Oracle AI Database 26ai on Exadata also transparently enables a single query to utilize the combined power of DBIM in-memory columnar scans on the database servers along with Exadata Smart Scan and columnar cache on the storage servers, enabling analytic and AI workloads to leverage the whole processing potential of the infrastructure on extremely large data sets.
Use Database In-Memory to eliminate ETL/ELT pipelines
For on-premises Exadata deployments, enabling in-memory processing with flash and XRMEM storage is straightforward. You can allocate memory on Exadata database servers and specify tables or partitions to be replicated in the DBIM format or let Automatic In-Memory make these decisions for you. The data-intelligent Exadata software will automatically cache columnar data in flash and XRMEM on the storage servers.

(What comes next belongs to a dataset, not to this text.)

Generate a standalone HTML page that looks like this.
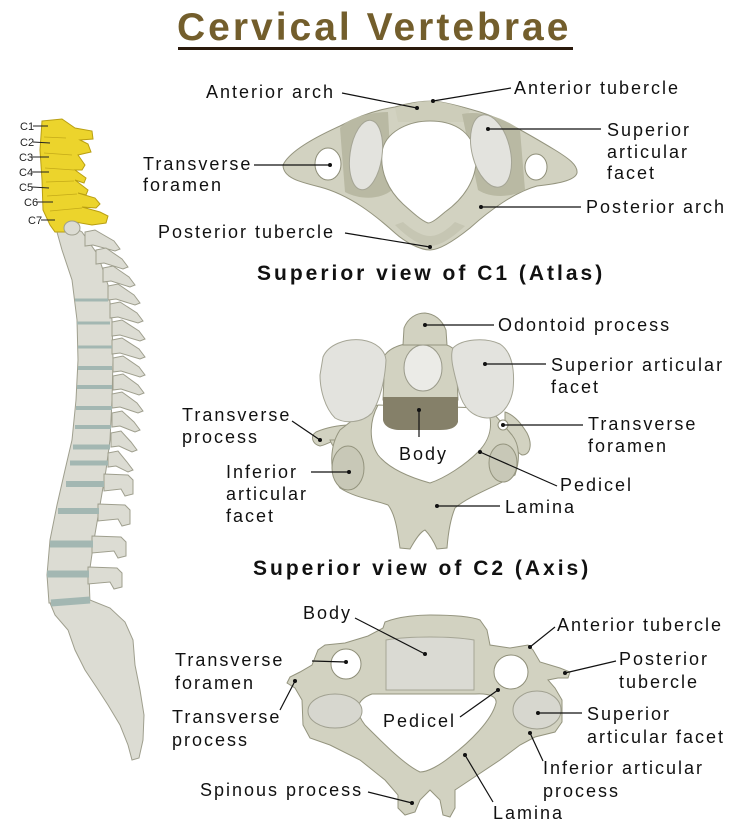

Alternatively, you can take advantage of flash and XRMEM on Exadata storage without consuming memory on the database servers by setting INMEMORY_FORCE = CELLMEMORY_LEVEL and INMEMORY_SIZE = 0. Both options outlined above require a Database In-Memory Option license.
For Exadata cloud deployments (Exadata Cloud@Customer, OCI, and multicloud), ultra-fast in-memory processing on storage is enabled by default. The same data-intelligent Exadata software automatically caches hot data to the optimal tier, whether flash or XRMEM. On Exadata database servers, you have flexibility: dedicate memory to DBIM and specify tables or partitions yourself or allow Automatic In-Memory to do the work for you for optimal allocation.
Importantly, in all Oracle cloud offerings, caching DBIM-formatted data on storage servers is included at no extra cost. Licensing requirements for Database In-Memory on database servers vary: with “License Included,” all the DBIM capabilities are available; with BYOL (“Bring Your Own License”), you will need an appropriate license.
Closing remarks
As AI becomes increasingly integral to business operations, the importance of data quality, freshness, and architecture cannot be overstated. Traditional approaches to data replication and ETL introduce latency, complexity, and risk, but Oracle AI Database, especially when deployed on Exadata, enables organizations to unify transactional, analytical, and AI workloads in a single platform. This reduces architectural overhead, ensures data consistency, accelerates decision-making, and provides a scalable, secure foundation for advanced AI applications. By consolidating operational and analytical processes, organizations can realize the full value of their business data and drive AI-driven innovation with confidence.